Comparing marriage to football is no insult. I come from the South where football is sacred. I would never belittle marriage by saying it is like soccer, bowling, or playing bridge, never. Those images would never work as only football is passionate enough to be compared to marriage. In other sports, players walk onto the field, in football they run onto the field, in high school ripping through some paper, in college (for those who are fortunate enough) they touch the rock and run down the hill onto the field in the middle of the band. In other sports, fans cheer, in football they scream. In other sports, players ‘high five’, in football they chest, smash shoulder pads, and pat your rear. Football is a passionate sport, and marriage is about passion.
In football, two teams send players onto the field to determine which athletes will win and which will lose, in marriage two families send their representatives forward to see which family will survive and which family will be lost into oblivion with their traditions, patterns, and values lost and forgotten.
Preparing for this struggle for survival, the bride and groom are each set up. Each has been led to believe that their family’s patterns are all ‘normal,’ and anyone who differs is dense, naïve, or stupid because, no matter what the issue, the way their family has always done it is the ‘right’ way. For the premarital bride and groom in their twenties, as soon as they say, “I do,” these ‘right’ ways of doing things are about to collide like two three hundred and fifty pound linemen at the hiking of the ball.

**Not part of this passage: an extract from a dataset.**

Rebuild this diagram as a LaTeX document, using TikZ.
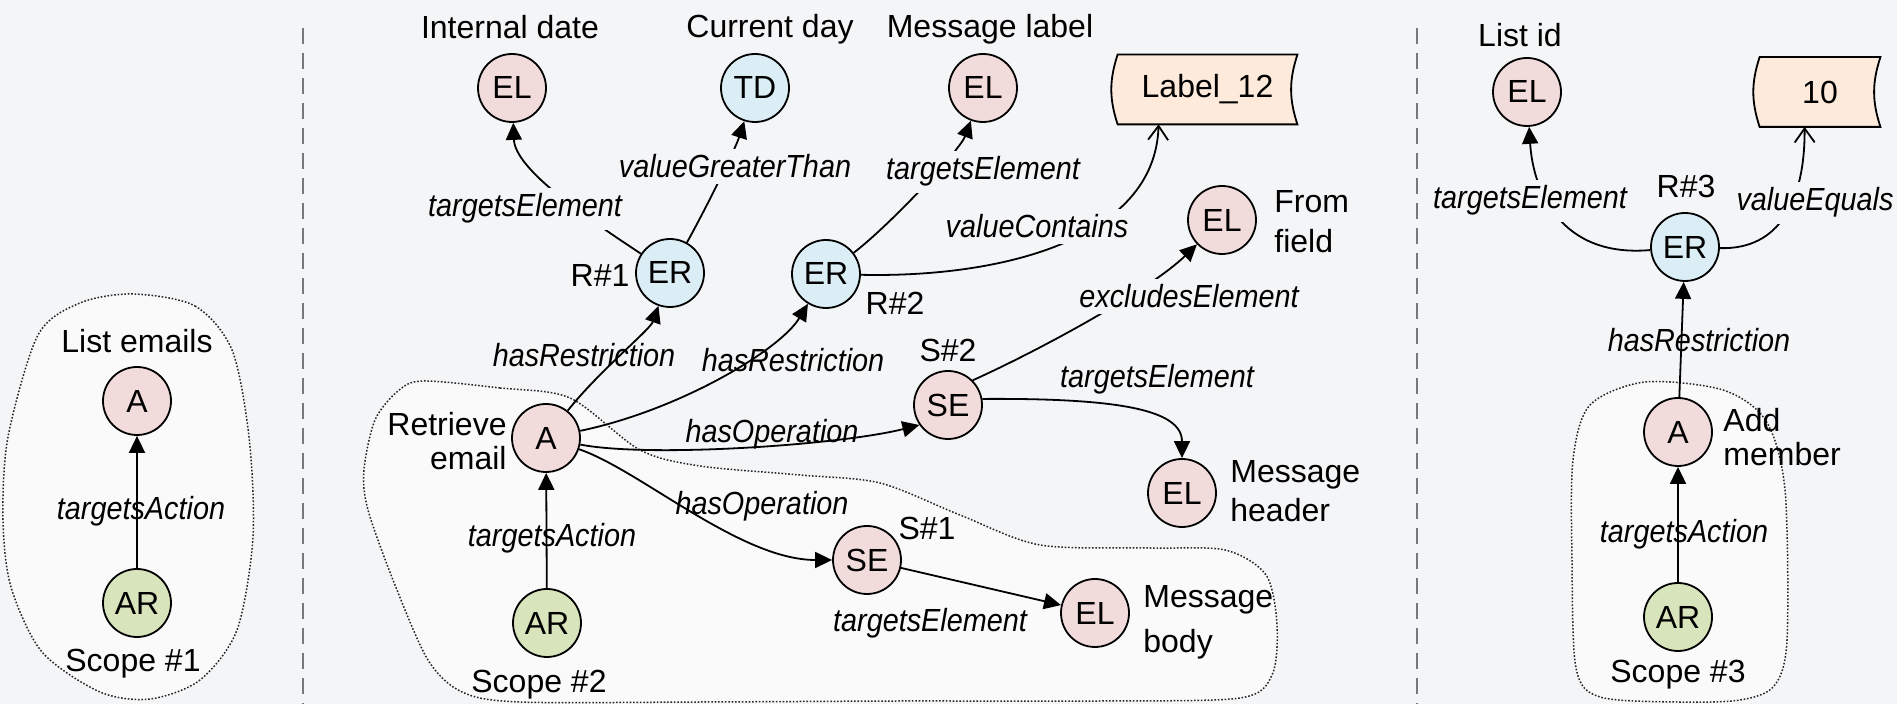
\documentclass[tikz,border=0pt]{standalone}
\usepackage{fontspec}
\setmainfont{Liberation Sans}[ItalicFeatures={FakeStretch=0.9}]
\usetikzlibrary{arrows.meta,calc,backgrounds}
\definecolor{bgc}{RGB}{244,245,247}
\definecolor{blobc}{RGB}{250,250,250}
\definecolor{pinkc}{RGB}{242,220,219}
\definecolor{bluec}{RGB}{220,238,245}
\definecolor{greenc}{RGB}{216,228,188}
\definecolor{peachc}{RGB}{253,234,218}
\definecolor{divc}{RGB}{120,120,120}
\begin{document}
\begin{tikzpicture}[x=0.5pt,y=-0.5pt,
  font=\fontsize{16}{19}\selectfont,
  nd/.style={circle,draw=black,line width=0.9pt,minimum size=34pt,inner sep=0pt},
  ndp/.style={nd,fill=pinkc},
  ndb/.style={nd,fill=bluec},
  ndg/.style={nd,fill=greenc},
  txt/.style={inner sep=0pt,anchor=base},
  lbl/.style={inner sep=0pt,anchor=base,font=\fontsize{16}{19}\selectfont\itshape},
  lblf/.style={lbl,fill=bgc,inner sep=3pt},
  tapebox/.style={inner sep=0pt,minimum height=34.5pt},
  edge/.style={line width=0.9pt,-{Triangle[length=8.5pt,width=8pt]}},
  vedge/.style={line width=0.9pt,-{Straight Barb[length=7pt,width=10pt,line width=0.9pt]}},
  blob/.style={draw=black!85,dash pattern=on 0.8pt off 0.9pt,line width=0.75pt,fill=blobc},
  divider/.style={draw=divc,line width=0.8pt,dash pattern=on 8pt off 4.5pt},
  tapeline/.style={draw=black,line width=0.9pt,fill=peachc},
]
\useasboundingbox (0,0) rectangle (1897,704);
\begin{pgfonlayer}{background}
\fill[bgc] (0,0) rectangle (1897,704);
\draw[blob] plot[smooth cycle] coordinates {(133,294) (195,306) (232,350) (249,437) (253,537) (237,630) (200,680) (150,699) (100,692) (42,652) (11,587) (3,520) (8,437) (38,335) (80,303)};
\draw[blob] plot[smooth cycle] coordinates {(423,381) (500,388) (570,398) (640,450) (700,466) (800,475) (880,483) (960,515) (1040,545) (1150,548) (1225,550) (1266,575) (1277,625) (1272,675) (1240,698) (1100,701) (900,701) (700,702) (520,702) (462,692) (428,660) (395,585) (368,510) (364,470) (375,420) (398,391)};
\draw[blob] plot[smooth cycle] coordinates {(1645,382) (1723,390) (1766,421) (1785,490) (1787,640) (1774,686) (1740,700) (1678,702) (1600,697) (1576,668) (1572,560) (1573,460) (1590,405)};
\end{pgfonlayer}

% dividers
\coordinate (d1t) at (303,28); \coordinate (d1b) at (303,704);
\coordinate (d2t) at (1417,28); \coordinate (d2b) at (1417,704);
\draw[divider] (d1t) -- (d1b);
\draw[divider] (d2t) -- (d2b);

% ---------- scope 1 ----------
\node[ndp] (A1) at (137,401) {A};
\node[ndg] (AR1) at (137,603) {AR};
\node[txt] (tA1) at (137,353) {List emails};
\node[txt] (tS1) at (133,672) {Scope \#1};

% ---------- scope 2 ----------
\node[ndp] (ELint) at (512,88) {EL};
\node[ndb] (TD) at (755,88) {TD};
\node[ndp] (ELlab) at (983,88) {EL};
\node[tapebox,minimum width=89.5pt] (T12) at (1207.5,89.5) {Label\_12};
\node[ndb] (ER1) at (670,273) {ER};
\node[ndb] (ER2) at (826,274) {ER};
\node[ndp] (ELfrom) at (1222,220) {EL};
\node[ndp] (A2) at (546,438) {A};
\node[ndg] (AR2) at (547,623) {AR};
\node[ndp] (SE2) at (948,405) {SE};
\node[ndp] (SE1) at (867,560) {SE};
\node[ndp] (ELhdr) at (1182,493) {EL};
\node[ndp] (ELbody) at (1095,613) {EL};

\node[txt] (tID) at (510,39) {Internal date};
\node[txt] (tCD) at (770,38) {Current day};
\node[txt] (tML) at (990,38) {Message label};
\node[txt] (lR1) at (600,287) {R\#1};
\node[txt] (lR2) at (895,315) {R\#2};
\node[txt] (lS2) at (948,362) {S\#2};
\node[txt] (lS1) at (927,540) {S\#1};
\node[txt] (tS2) at (539,693) {Scope \#2};
\node[anchor=east,align=right,inner sep=0pt,font=\fontsize{16}{17}\selectfont] (tRE) at (507,441) {Retrieve\\email};
\node[anchor=west,align=left,inner sep=0pt,font=\fontsize{16}{20}\selectfont] (tFF) at (1274,222) {From\\field};
\node[anchor=west,align=left,inner sep=0pt,font=\fontsize{16}{19.5}\selectfont] (tMH) at (1230,491) {Message\\header};
\node[anchor=west,align=left,inner sep=0pt,font=\fontsize{16}{22.5}\selectfont] (tMB) at (1143,622) {Message\\body};

% ---------- scope 3 ----------
\node[ndp] (ELlist) at (1527,92) {EL};
\node[tapebox,minimum width=60pt] (T10) at (1820,92) {10};
\node[ndb] (ER3) at (1685,247) {ER};
\node[ndp] (A3) at (1678,432) {A};
\node[ndg] (AR3) at (1678,617) {AR};
\node[txt] (tLI) at (1520,47) {List id};
\node[txt] (lR3) at (1686,198) {R\#3};
\node[txt] (tS3) at (1678,683) {Scope \#3};
\node[anchor=west,align=left,inner sep=0pt,font=\fontsize{16}{17}\selectfont] (tAM) at (1723,437) {Add\\member};

% tapes
\begin{pgfonlayer}{background}
\draw[tapeline] (T12.north west) to[bend right=18] (T12.south west) -- (T12.south east) to[bend left=18] (T12.north east) -- cycle;
\draw[tapeline] (T10.north west) to[bend right=18] (T10.south west) -- (T10.south east) to[bend left=18] (T10.north east) -- cycle;
\end{pgfonlayer}

% ---------- edges ----------
\draw[edge] (AR1) -- (A1);

\draw[edge] (ER1) .. controls (590,220) and (515,170) .. (ELint);
\draw[edge] (ER1) .. controls (705,210) and (735,150) .. (TD);
\draw[edge] (ER2) .. controls (890,225) and (960,150) .. (ELlab);
\draw[vedge] (ER2) .. controls (1000,278) and (1155,240) .. ($(T12.south west)+(41,0)$);
\draw[edge] (A2) .. controls (600,370) and (650,330) .. (ER1);
\draw[edge] (A2) .. controls (680,410) and (780,350) .. (ER2);
\draw[edge] (A2) .. controls (650,458) and (840,445) .. (SE2.215);
\draw[edge] (A2) .. controls (640,470) and (740,560) .. (SE1);
\draw[edge] (SE2.45) .. controls (1040,350) and (1150,290) .. (ELfrom);
\draw[edge] (SE2.10) .. controls (1120,398) and (1182,410) .. (ELhdr);
\draw[edge] (SE1) -- (ELbody);
\draw[edge] (AR2) -- (A2);

\draw[edge] (AR3) -- (A3);
\draw[edge] (A3) -- (ER3);
\draw[edge] (ER3) .. controls (1560,258) and (1533,190) .. (ELlist);
\draw[vedge] (ER3) .. controls (1780,250) and (1805,200) .. ($(T10.south west)+(45,0)$);

% ---------- edge labels ----------
\node[lbl] (l1) at (141,520) {targetsAction};
\node[lblf] (lTE1) at (525,217) {targetsElement};
\node[lblf] (lVG) at (735,178) {valueGreaterThan};
\node[lblf] (lTE2) at (983,180) {targetsElement};
\node[lblf] (lVC) at (1037,238) {valueContains};
\node[lblf] (lEE) at (1189,308) {excludesElement};
\node[lbl] (lHR1) at (584,367) {hasRestriction};
\node[lbl] (lHR2) at (793,372) {hasRestriction};
\node[lbl] (lHO1) at (772,443) {hasOperation};
\node[lbl] (lHO2) at (762,515) {hasOperation};
\node[lbl] (lTA2) at (552,547) {targetsAction};
\node[lbl] (lTE3) at (1157,388) {targetsElement};
\node[lbl] (lTE4) at (930,632) {targetsElement};
\node[lblf] (lTE5) at (1530,209) {targetsElement};
\node[lblf] (lVE) at (1815,211) {valueEquals};
\node[lbl] (lHR3) at (1699,352) {hasRestriction};
\node[lbl] (lTA3) at (1684,543) {targetsAction};
\end{tikzpicture}
\end{document}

From “I do” forward, if not before, every decision, every action, every goal will be like the line of scrimmage.
Where will the family patterns collide?
In the kitchen. Here the new couple will be faced with the difficult decision of “Where do the cereal bowls go?” Likely, one family’s is high, and the others is low.
In the bathroom. The bathroom is a battleground unmatched in the potential conflicts. Will the toilet paper roll over the top or underneath? Will the acceptable residing position for the lid be up or down? And, of course, what about the toothpaste? Squeeze it from the middle or the end?
The skirmishes don’t stop in the rooms of the house, they are not only locational they are seasonal. The classic battles come home for the holidays.
Thanksgiving. Which family will they spend the noon meal with and which family, if close enough, will have to wait until the nighttime meal, or just dessert if at all?
Christmas. Whose home will they visit first, if at all? How much money will they spend on gifts for his family? for hers?
Then comes for many couples an even bigger challenge – children of their own!
At the wedding, many couples take two candles and light just one often extinguishing their candle as a sign of devotion. The image is Biblical. The Bible is quoted a man shall leave his father and mother and be joined to his wife, and the two shall become one. The unanswered question is, “If the two shall become one, which one?” Two families, two patterns, two ways of doing things, but which family’s patterns will survive to play another day, in another generation, and which will be lost forever? Let the games begin.
Wake to your family patterns that cross generations.
“Because I said so!” I can still hear my father.
As a determined eight year old, I swore, “I will never say, ‘Because I said so’ to MY child.” Fast forward thirty-five years later, we have three children, Cayla, Abbie, and Nathan. Each, at one time or another, has heard me say, “Because I said so.” Each has also heard me lecture them on the evils of not eating their supper while there are so many starving children in India, another thing I swore I would never say to my child. The patterns we learn as children resurface when we become parents, no matter how dormant we thought them to be.
What I have found even more amazing is just how unquestioned our family patterns can become. Sensible or not, we assume our way of doing things is the ‘right’ way, like in this story…
Every time Mary cooked a roast, she cut off a small slice on each end. A neighbor, over sharing a cup of coffee, watched her semi-consciously cut off the ends. “Why do you do that?” asked the neighbor.
Mary thought about it. She didn’t know. “I guess it’s because that’s the way my mother always cooked a roast.” She was a little embarrassed that she had no other reason, so she called her mother. Her mother told her that she, like her daughter, simply cut the ends off the roast because she had seen her mother do the same. Mary called grandma. Her grandmother explained that she had always cut the ends off the roast because the pot she used was a small pot, too small for a normal roast. She cut the ends off to make the roast fit in the pot. Mary realized that two generations later she kept the same pattern of her grandmother even though they no longer owned the small pot nor needed to cut the ends off the roast.
We observe and imitate. The patterned way is assumed the preferable way, the right way, the best way, and why wouldn’t we pass on the best way to the next generation?
What family patterns do you have which have crossed generations? Do you know why you do the things you do? Are there any patterns in your family or in your life which have been held with football-like religious fervor?